*** Dataset records

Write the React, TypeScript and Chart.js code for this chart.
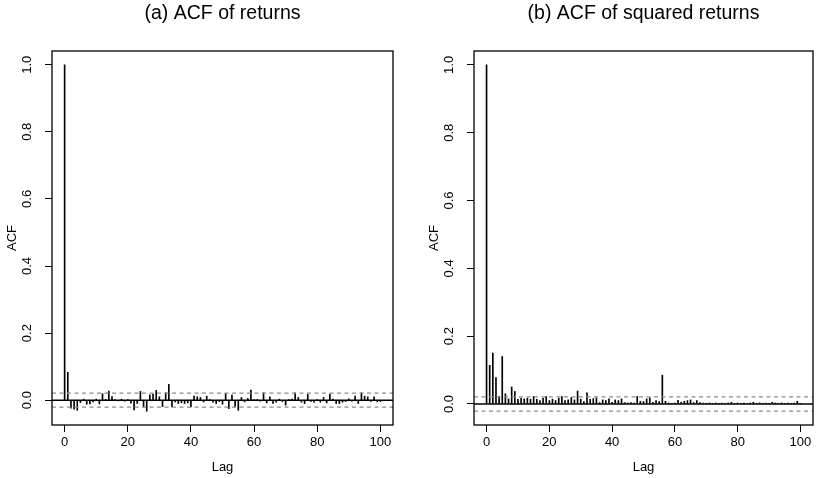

******
*** Dataset records

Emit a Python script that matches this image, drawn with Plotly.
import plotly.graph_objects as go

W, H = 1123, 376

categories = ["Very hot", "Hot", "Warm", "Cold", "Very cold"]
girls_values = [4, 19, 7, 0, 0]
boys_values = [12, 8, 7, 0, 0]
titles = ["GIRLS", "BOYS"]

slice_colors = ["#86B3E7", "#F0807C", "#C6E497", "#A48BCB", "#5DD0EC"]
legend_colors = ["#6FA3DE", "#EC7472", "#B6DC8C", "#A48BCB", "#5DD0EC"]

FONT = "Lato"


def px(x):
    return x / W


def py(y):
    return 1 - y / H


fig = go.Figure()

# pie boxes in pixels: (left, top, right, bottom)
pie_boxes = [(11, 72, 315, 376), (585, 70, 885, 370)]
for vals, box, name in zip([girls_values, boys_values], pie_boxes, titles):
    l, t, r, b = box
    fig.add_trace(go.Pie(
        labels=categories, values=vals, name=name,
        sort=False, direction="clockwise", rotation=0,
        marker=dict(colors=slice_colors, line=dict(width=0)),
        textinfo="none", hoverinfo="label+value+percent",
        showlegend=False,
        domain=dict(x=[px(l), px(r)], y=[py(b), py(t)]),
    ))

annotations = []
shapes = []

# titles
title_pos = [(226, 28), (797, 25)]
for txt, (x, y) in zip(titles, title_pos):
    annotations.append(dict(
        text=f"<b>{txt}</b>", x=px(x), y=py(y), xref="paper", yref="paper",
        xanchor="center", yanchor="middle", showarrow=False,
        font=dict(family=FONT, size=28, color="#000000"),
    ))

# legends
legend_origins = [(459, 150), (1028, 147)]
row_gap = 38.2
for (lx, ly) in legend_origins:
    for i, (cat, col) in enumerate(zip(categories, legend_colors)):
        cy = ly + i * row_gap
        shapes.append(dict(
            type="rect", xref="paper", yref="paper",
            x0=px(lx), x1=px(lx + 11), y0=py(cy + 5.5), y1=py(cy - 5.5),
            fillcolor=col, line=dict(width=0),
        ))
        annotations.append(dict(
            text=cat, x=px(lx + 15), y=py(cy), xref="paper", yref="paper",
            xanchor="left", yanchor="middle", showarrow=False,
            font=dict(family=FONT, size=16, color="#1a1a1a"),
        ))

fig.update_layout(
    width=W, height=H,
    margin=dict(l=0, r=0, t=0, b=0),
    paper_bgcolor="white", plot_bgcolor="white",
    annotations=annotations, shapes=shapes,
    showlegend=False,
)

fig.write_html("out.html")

******
*** Dataset records

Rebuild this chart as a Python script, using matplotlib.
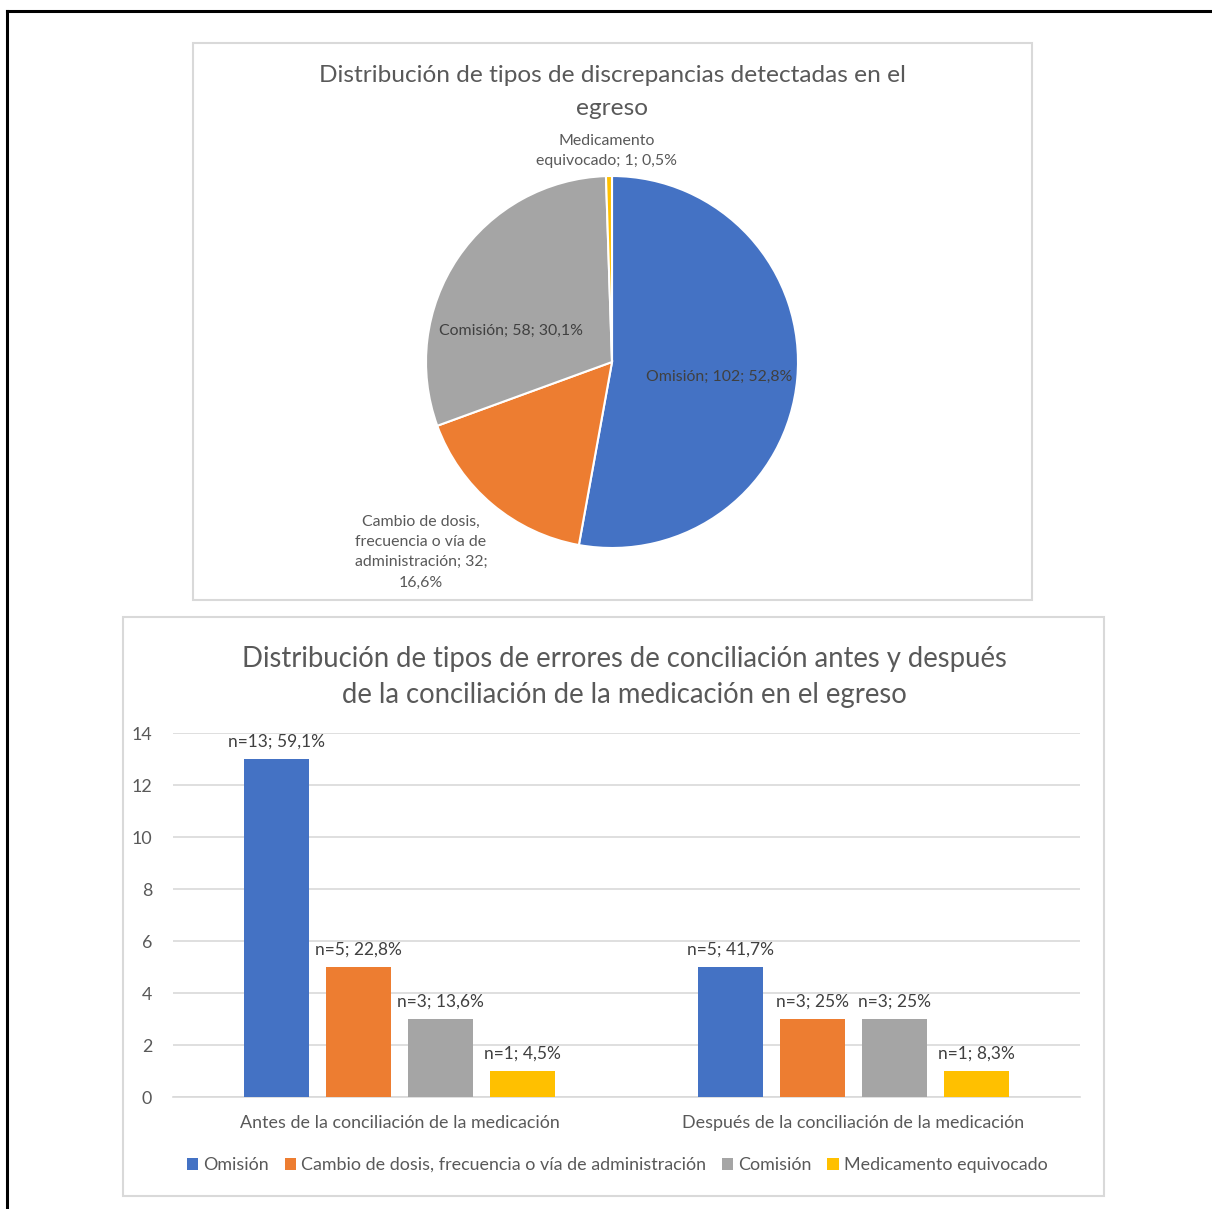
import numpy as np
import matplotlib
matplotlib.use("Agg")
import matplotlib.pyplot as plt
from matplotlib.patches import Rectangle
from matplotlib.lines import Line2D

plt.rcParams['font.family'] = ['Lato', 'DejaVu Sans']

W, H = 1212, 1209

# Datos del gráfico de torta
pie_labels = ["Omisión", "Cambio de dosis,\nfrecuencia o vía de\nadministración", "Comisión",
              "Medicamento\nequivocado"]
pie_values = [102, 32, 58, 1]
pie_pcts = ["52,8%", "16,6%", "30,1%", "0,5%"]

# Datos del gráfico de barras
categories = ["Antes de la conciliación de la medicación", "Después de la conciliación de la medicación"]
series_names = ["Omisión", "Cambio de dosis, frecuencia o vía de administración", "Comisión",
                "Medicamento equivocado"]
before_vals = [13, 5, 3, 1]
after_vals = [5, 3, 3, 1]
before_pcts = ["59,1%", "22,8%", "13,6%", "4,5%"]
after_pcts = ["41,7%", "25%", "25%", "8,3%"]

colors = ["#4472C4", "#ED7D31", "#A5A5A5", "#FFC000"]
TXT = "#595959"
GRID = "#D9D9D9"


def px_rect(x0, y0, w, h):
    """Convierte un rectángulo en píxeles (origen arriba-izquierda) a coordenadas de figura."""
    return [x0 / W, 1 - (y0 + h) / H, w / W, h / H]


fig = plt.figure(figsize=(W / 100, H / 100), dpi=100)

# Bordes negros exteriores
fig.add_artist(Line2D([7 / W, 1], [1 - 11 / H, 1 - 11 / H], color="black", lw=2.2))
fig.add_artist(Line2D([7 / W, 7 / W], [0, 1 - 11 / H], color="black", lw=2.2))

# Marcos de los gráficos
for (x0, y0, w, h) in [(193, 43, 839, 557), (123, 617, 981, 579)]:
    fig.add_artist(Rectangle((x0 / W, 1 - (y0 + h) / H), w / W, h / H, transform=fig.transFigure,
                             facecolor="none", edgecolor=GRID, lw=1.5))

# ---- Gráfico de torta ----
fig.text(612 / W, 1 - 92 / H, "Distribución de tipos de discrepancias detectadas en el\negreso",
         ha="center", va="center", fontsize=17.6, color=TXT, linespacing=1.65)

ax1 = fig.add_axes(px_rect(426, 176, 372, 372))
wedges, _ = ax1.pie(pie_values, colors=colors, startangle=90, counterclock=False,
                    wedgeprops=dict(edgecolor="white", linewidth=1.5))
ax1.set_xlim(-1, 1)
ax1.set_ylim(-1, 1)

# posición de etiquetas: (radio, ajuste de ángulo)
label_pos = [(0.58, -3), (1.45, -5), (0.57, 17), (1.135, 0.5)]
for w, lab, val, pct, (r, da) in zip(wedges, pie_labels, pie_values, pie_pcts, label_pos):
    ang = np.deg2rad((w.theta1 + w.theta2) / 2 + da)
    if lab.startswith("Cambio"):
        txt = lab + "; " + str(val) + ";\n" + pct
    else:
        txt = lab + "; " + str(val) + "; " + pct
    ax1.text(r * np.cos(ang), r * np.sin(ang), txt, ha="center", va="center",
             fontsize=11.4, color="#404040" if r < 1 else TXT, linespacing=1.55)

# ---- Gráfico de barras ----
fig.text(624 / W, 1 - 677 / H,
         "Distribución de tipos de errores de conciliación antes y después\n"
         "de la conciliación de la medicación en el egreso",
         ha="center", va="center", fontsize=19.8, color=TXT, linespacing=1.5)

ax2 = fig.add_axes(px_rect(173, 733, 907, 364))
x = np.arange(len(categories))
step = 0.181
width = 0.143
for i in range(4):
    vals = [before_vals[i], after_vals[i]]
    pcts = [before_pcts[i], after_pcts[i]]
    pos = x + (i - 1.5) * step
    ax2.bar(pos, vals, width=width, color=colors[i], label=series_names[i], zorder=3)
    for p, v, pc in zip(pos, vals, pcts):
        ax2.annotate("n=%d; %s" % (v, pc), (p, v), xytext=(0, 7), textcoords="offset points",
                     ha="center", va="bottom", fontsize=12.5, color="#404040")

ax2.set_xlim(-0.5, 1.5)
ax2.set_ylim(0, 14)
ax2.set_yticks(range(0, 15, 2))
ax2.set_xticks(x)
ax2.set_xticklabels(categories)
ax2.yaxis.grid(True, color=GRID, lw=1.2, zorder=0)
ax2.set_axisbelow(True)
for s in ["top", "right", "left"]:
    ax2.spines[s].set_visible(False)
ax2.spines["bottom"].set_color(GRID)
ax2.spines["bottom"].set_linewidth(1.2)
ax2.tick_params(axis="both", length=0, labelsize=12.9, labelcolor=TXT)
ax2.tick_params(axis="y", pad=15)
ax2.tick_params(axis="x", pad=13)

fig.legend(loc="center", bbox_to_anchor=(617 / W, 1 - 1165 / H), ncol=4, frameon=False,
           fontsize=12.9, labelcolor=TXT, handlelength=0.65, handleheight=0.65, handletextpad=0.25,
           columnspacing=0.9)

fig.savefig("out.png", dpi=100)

******

> **Written problem**
Copy exactly, and copy only, the lines from the one with "Rebuild this chart" to the one with "from matplotlib.lines import Line2D", ends included. Pictures are not part of the copy.

> **Task output**
Rebuild this chart as a Python script, using matplotlib.
import numpy as np
import matplotlib
matplotlib.use("Agg")
import matplotlib.pyplot as plt
from matplotlib.patches import Rectangle
from matplotlib.lines import Line2D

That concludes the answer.